Data Lake: What, Why, and How
Data is increasing as all the devices are connecting to the internet. As a result, IoT is producing a massive amount of data that traditional systems cannot cope up the pace. Data engineering is all about architecting the data pipeline to manage the data, and it is evolving to handle the volume and velocity of the data.
Data Lakes is a hot topic in data engineering as it solves many challenges presented by traditional Data warehouses (DWH). Traditionally data was stored in the databases in structured format as per the need of the business. However, now analytics need to be extracted from different types of data. It can be unstructured, semi-structured, or even in binary format.

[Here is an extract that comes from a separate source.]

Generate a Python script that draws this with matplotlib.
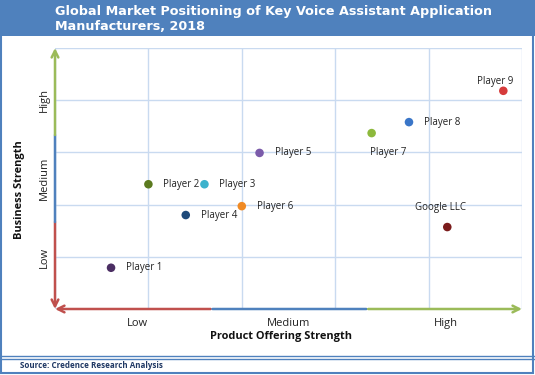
import matplotlib
matplotlib.use("Agg")
import matplotlib.pyplot as plt
from matplotlib.patches import Rectangle

# ---- data (grid units 0..5 on both axes) ----
players = ['Player 1', 'Player 2', 'Player 3', 'Player 4', 'Player 5',
           'Player 6', 'Player 7', 'Player 8', 'Player 9', 'Google LLC']
product_strength = [0.60, 1.00, 1.60, 1.40, 2.19, 2.00, 3.39, 3.79, 4.80, 4.20]
business_strength = [0.79, 2.39, 2.39, 1.80, 2.99, 1.97, 3.37, 3.58, 4.18, 1.57]
colors = ['#4B2E63', '#5B7A1F', '#3CB2CC', '#1F4A7A', '#7B5BAA',
          '#F08A24', '#8DB93C', '#3A76C8', '#D63B3B', '#7B1C1C']
# label offsets in pixels (dx, dy, ha)
label_pos = [(15, 0, 'left'), (15, 0, 'left'), (15, 0, 'left'), (15, 0, 'left'),
             (15, 0, 'left'), (15, 0, 'left'), (-2, -19, 'left'), (15, 0, 'left'),
             (-26, 9, 'left'), (-7, 20, 'center')]
levels = ['Low', 'Medium', 'High']
x_level_pos = [0.88, 2.5, 4.18]
y_level_pos = [0.98, 2.51, 4.0]

blue = '#4F81BD'

fig = plt.figure(figsize=(5.35, 3.75), dpi=100)

# title band and frame
fig.patches.append(Rectangle((0, 1 - 36 / 375), 1, 36 / 375, transform=fig.transFigure,
                             facecolor=blue, edgecolor='none', zorder=0))
fig.patches.append(Rectangle((1 / 535, 2 / 375), 532 / 535, 371 / 375, transform=fig.transFigure,
                             facecolor='none', edgecolor=blue, lw=1.5, zorder=5))
fig.lines.append(plt.Line2D([0, 1], [1 - 356 / 375] * 2, transform=fig.transFigure, color=blue, lw=1))
fig.lines.append(plt.Line2D([0, 1], [1 - 359 / 375] * 2, transform=fig.transFigure, color=blue, lw=1))

fig.text(55 / 535, 1 - 12 / 375, 'Global Market Positioning of Key Voice Assistant Application',
         color='white', fontsize=9.2, fontweight='bold', va='center', ha='left')
fig.text(55 / 535, 1 - 26 / 375, 'Manufacturers, 2018',
         color='white', fontsize=9.2, fontweight='bold', va='center', ha='left')
fig.text(20 / 535, 1 - 366 / 375, 'Source: Credence Research Analysis',
         color='#1F3864', fontsize=5.8, fontweight='bold', family='Open Sans',
         va='center', ha='left')

ax = fig.add_axes([55 / 535, 1 - 309 / 375, 467 / 535, 261 / 375])
ax.set_xlim(0, 5)
ax.set_ylim(0, 5)
ax.set_xticks(range(6))
ax.set_yticks(range(6))
ax.grid(color='#C9DAF0', lw=1)
ax.tick_params(length=0, labelbottom=False, labelleft=False)
for s in ax.spines.values():
    s.set_visible(False)

ax.scatter(product_strength, business_strength, s=38, c=colors, zorder=3,
           edgecolors='none')
for name, x, y, (dx, dy, ha) in zip(players, product_strength, business_strength, label_pos):
    ax.annotate(name, (x, y), xytext=(dx * 0.72, dy * 0.72), textcoords='offset points',
                ha=ha, va='center', fontsize=7, color='#222222', family='Open Sans')

# coloured axis arrows
third = 5 / 3
arr = dict(lw=1.8, mutation_scale=12, shrinkA=0, shrinkB=0)
ax.annotate('', xy=(0, 0), xytext=(third, 0), annotation_clip=False,
            arrowprops=dict(arrowstyle='->', color='#C0504D', **arr))
ax.annotate('', xy=(2 * third, 0), xytext=(third + 0.02, 0), annotation_clip=False,
            arrowprops=dict(arrowstyle='-', color=blue, **arr))
ax.annotate('', xy=(5, 0), xytext=(2 * third + 0.02, 0), annotation_clip=False,
            arrowprops=dict(arrowstyle='->', color='#9BBB59', **arr))
ax.annotate('', xy=(0, 0), xytext=(0, third), annotation_clip=False,
            arrowprops=dict(arrowstyle='->', color='#C0504D', **arr))
ax.annotate('', xy=(0, 2 * third), xytext=(0, third), annotation_clip=False,
            arrowprops=dict(arrowstyle='-', color=blue, **arr))
ax.annotate('', xy=(0, 5), xytext=(0, 2 * third), annotation_clip=False,
            arrowprops=dict(arrowstyle='->', color='#9BBB59', **arr))

for lv, xp, yp in zip(levels, x_level_pos, y_level_pos):
    ax.text(xp, -0.27, lv, ha='center', va='center', fontsize=8,
            family='Open Sans', color='#222222')
    ax.text(-0.11, yp, lv, ha='center', va='center',
            rotation=90, fontsize=8, family='Open Sans', color='#222222')

ax.text(2.42, -0.53, 'Product Offering Strength', ha='center', va='center', fontsize=7.9,
        fontweight='bold', family='Open Sans', color='#111111')
ax.text(-0.38, 2.28, 'Business Strength', ha='center', va='center', rotation=90,
        fontsize=7.9, fontweight='bold', family='Open Sans', color='#111111')

fig.savefig('out.png', dpi=100)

Over the years, different type of databases has been developed to store various kind of data such as no SQL databases were being used for non-relational data. Also, quite a few purpose-built databases exist for specific formats such as timer series database — InfluxDB, session storage — Redis, text searching indexing elastic, and document-based — mongo DB. Some more types are NewSQL, key-value, and time-series databases.
The technology has evolved, and the trend is changing to store all types of data under one storage system — a Data lake, a water lake where water is streamed from various sources. Similarly, data is streamed from multiple systems and formats into the data lake. The goal is to have quicker query results from the data irrespective of storage and format, and data lake architecture optimizes the storage and computation.